28 septembre : la Banque d'Angleterre joue les pompiers
Dans les jours qui suivent l'annonce du « mini budget », la livre s'effondre à son plus bas niveau face au dollar et les taux de la dette britannique à 10 ans flambent au plus haut depuis 2008, signe d'inquiétudes sur la solvabilité du Royaume. Par ricochet, les attaques sur la dette menacent de nombreux fonds de pension de la City dont le portefeuille est rempli d'obligations britanniques. Cela alourdit surtout les taux d'intérêt des ménages sur leur crédit. Pire, la chute de la livre alourdit le coût des importations, notamment celles de gaz et de pétrole libellées en dollar.
La Banque d'Angleterre (BoE) doit lancer un programme de rachat d'obligations « limité dans le temps » jusqu'au 14 octobre pour faire redescendre les taux. Liz Truss et Kwasi Kwarteng essuient de violentes critiques, y compris de leur propre camp. Les parlementaires de la majorité et de l'opposition fustigent le cadeau fiscal fait aux plus aisés et un plan économique incohérent qui cherche à lutter contre l'inflation... tout en déclenchant un choc fiscal potentiellement inflationniste.
14 octobre : le ministre des Finances débranché comme un fusible
Immensément impopulaire, plus que Boris Johnson au pire de son mandat, Liz Truss subit une fronde interne dans son parti qui bruissent de rumeurs de démission. Downing Street prétend vouloir garder son cap économique mais comprend la nécessité de changer quelque chose pour relancer un mandat qui tourne au chemin de croix. Le ministre des Finances, et architecte du « mini budget », Kwasi Kwarteng est remercié le 14 octobre. Liz Truss défend une décision prise « pour rassurer les marchés » et « ramener de la stabilité ». Kwarteng est remplacé par un baron du parti conservateur : Jeremy Hunt. Son entrée au gouvernement ressemble à une mise sous tutelle de Liz Truss, dont les jours sont comptés.
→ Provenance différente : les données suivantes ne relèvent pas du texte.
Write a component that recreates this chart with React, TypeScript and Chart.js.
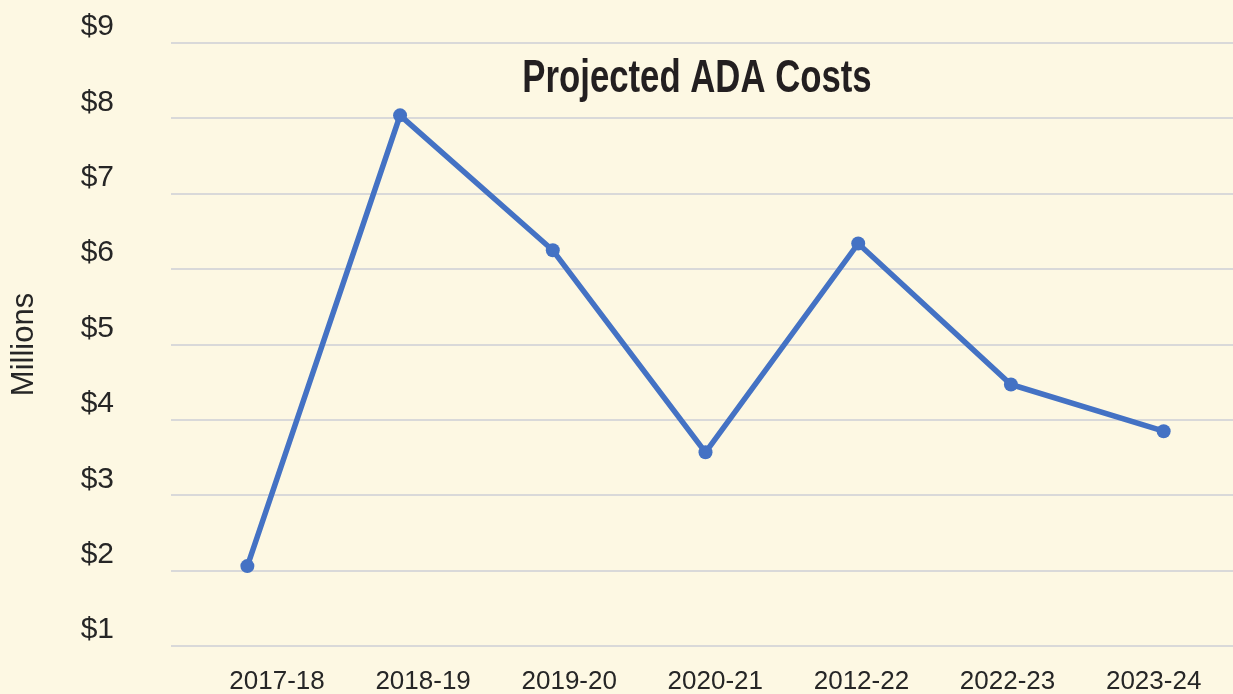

17 octobre : l'abandon du mini-budget
Jeremy Hunt n'a pas de temps à perdre. Trois jours après sa nomination, le nouveau ministre des Finances annule toutes les baisses d'impôts de Kwasi Kwarteng, pierre angulaire du programme économique de Liz Truss. Plus affaiblie que jamais, la Première ministre n'est pas en position de contester. Le « mini budget » a ruiné la crédibilité financière de son gouvernement. Jeremy Hunt réduit massivement les aides aux ménages, dont le plafonnement des prix de l'énergie ramené à 6 mois, et précise qu'à l'avenir seuls les plus modestes seront accompagnés. S'il se défend d'un retour à l'austérité comme en 2010, la rigueur budgétaire semble de mise quand il avertit de « décisions difficiles » à venir. Hunt est le nouvel homme fort d'un gouvernement au bord du gouffre.
20 octobre : la chute
Le coup de grâce vient de la ministre de l'Intérieur. Suella Braverman démissionne pour avoir enfreint les règles de fonctionnement de son ministère. Dans un gouvernement qui tient à un fil, ce nouveau départ sonne le glas du mandat de Liz Truss. D'autant plus que la ministre démissionnaire critique ouvertement la direction que prend le gouvernement dans sa lettre de démission. Liz Truss ne peut plus fuir l'évidence. Elle quitte le pouvoir et appelle à de nouvelles élections internes au parti conservateur pour désigner son successeur.
En 44 jours, la quatrième Première ministre britannique aura fait perdre des milliards de livres au contribuable, mais surtout un temps précieux à son pays pour résoudre la pire crise économique depuis 2008.